L’œuvre de Justin Weiler s’inscrit dans une tension à la frontière entre un espace intérieur et extérieur, entre contemplation et domestication, utopie et dystopie. Les surfaces trament et scandent un motif devenu pattern. Stores, serres, écrans, rideaux de fer, plantes et bouquets de fleurs obéissent à une frontalité stratifiée, comme autant de métaphores des couches d’encre qu’il balaye, de manière répétitive, sur son support.

Pour sa première exposition personnelle à la Galerie Paris-Beijing, Justin Weiler nous invite à flâner à l’intérieur d’une serre d’exposition aux systèmes imbriqués. La galerie est devenue l’antre de tous les seuils, un espace de déambulation au sein des interstices, où s’agencent des fenêtres opaques, des murs extrudés noirs comme des monolithes ou encore une serre rétrolumineuse. Weiler prolonge les chapitres d’un protocole qu’il s’est lui-même fixé : Operire#5 poursuit son inlassable geste de recouvrement. Couvrir, recouvrir, dissimuler, cacher et, par voie de conséquence, révéler à force de masquer. Lorsque le geste s’entête et s’obstine, passe méticuleusement ou nerveusement, sur la couche qui la précède, il la rehausse en même temps qu’il lui soustrait un fin dépôt.

Opérire est né dans les tréfonds d’un bunker. Face au sentiment d’oppression, sous l’épaisseur et la brutalité du béton, Weiler répond à la frontalité par l’écart. Le rideau de fer, dont l’expression fut popularisée par Churchill, est devenu pour Weiler le prétexte à un jeu de matière et de lumière, dont les effets de façades se dilatent dans la profondeur d’un noir rétinien. La surface paraît percée par un halo de lumière qui donne à ces stries accablantes une vibration intense.

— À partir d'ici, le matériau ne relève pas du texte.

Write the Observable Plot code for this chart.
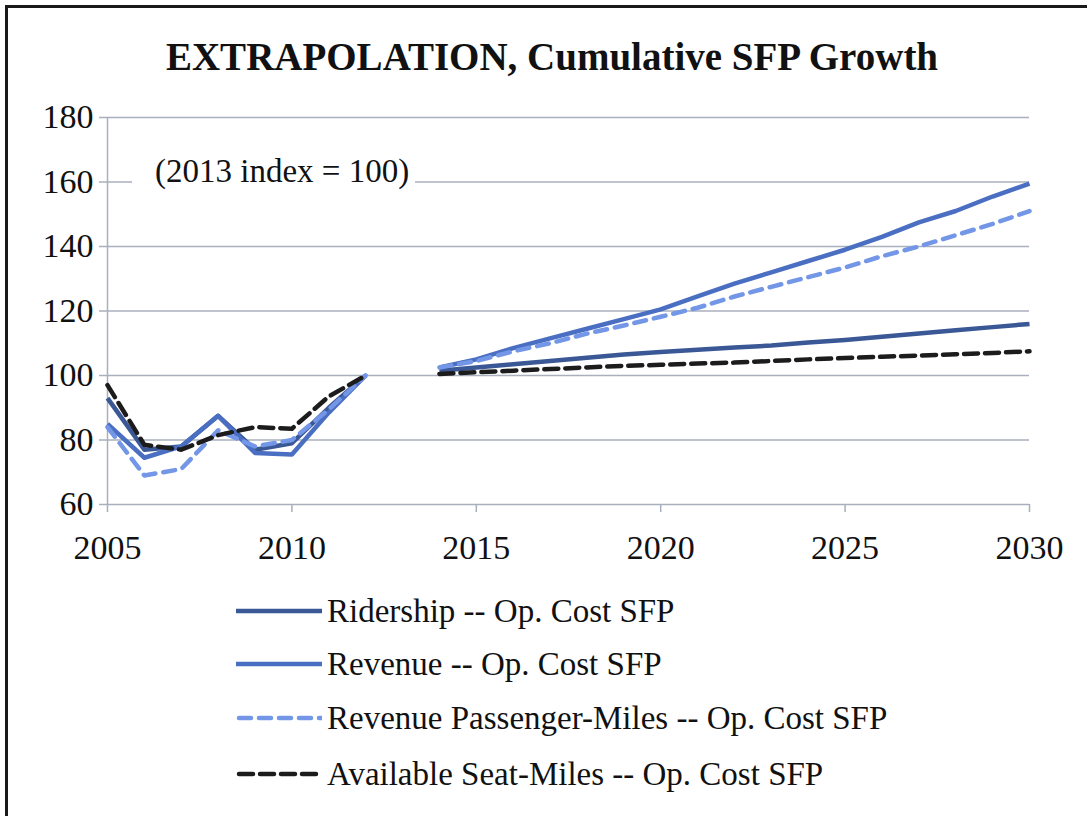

La froideur du métal et ses résonnances itératives ouvrent peu à peu l’espace et libère la grille de sa lecture unilatérale.

Dans la série Screen, le plasticien substitue des plaques de verre au papier Arches. Ici le support participe à sa mise en scène et invite les murs de la galerie à révéler les réserves de blancs tels un photogramme ou un négatif photo. Le motif se dilate et chaque passage de noir ou de blanc de Meudon matérialise une épaisseur qui s’étire en jouant de la transparence et de l’opacité. C’est à nouveau ce désir d’étirement, plastique et temporel, qui est à l’œuvre dans le monumental Bouquet pour Annie. Réalisé sur près de trois années, le dessin se présente sous la forme d’un quadrillage composé à l’origine de 81 cadres derrière lesquels pousse et dépérit un bouquet de fleurs. Vanité contemporaine, l’œuvre agence une sorte de retable qui déplie l’image et sature l’espace dans un jeu formel entre la ligne et l’organique. Les plantes grasses ou tropicales, dont Ikea a standardisé nos salons, prennent également place derrière un encadrement de vitrines, tels des animaux enfermés dans leur cage. Les serres sont des couveuses qui accueillent des microcosmes, mais elles sont aussi l’apanage des colonisateurs qui exhibent les fruits de leurs conquêtes, comme le fit le Palais de Cristal du Retiro à l’occasion de l’exposition sur les Philippines en 1887. Conçu par l’architecte Ricardo Velásquez Bosco, le Palais présentait l’« exotisme » de la vie quotidienne de ses colonies espagnoles, tandis que le jardin du Retiro reconstituait un village indigène. En résidence à la Casa Velásquez, Weiler réalise Madrid, une composition quasi-carcérale exposant des Aloe vera. Au fond de la galerie, la serre Ad Retro enduite dans un geste frénétique et libératoire de blanc de Meudon apparaît dès lors comme une tentative d’expiation. Généralement utilisée pour occulter les vitrines ou comme produit d’entretien, la pâte opère un recouvrement qui invisibilise ce qui d’ordinaire est exhibé. L’architecture rétroéclairée inverse les contrastes : le noir provient du blanc, et l’on contemple son occultation.

La vitrine, avec ses jeux de reflets qui nous intègrent à l’objet désiré, matérialise un espace médian dont la légèreté et la transparence sont enfin transformées en barrière opaque dans les sculptures Mapp, réalisées en Mortier Adhésif pour Placoplâtre. Face à la précision du geste que l’on retrouve dans ses vanités s’élèvent des monolithes mystérieux, censés peut-être influencer l’évolution de l’espèce humaine. Plus mélancolique que moralisatrice, plus poétique que politique, son œuvre monochrome suspend le temps qui passe. Par-delà la grille s’impose une profondeur qui ouvre l’espace et rend visible ce qui était caché.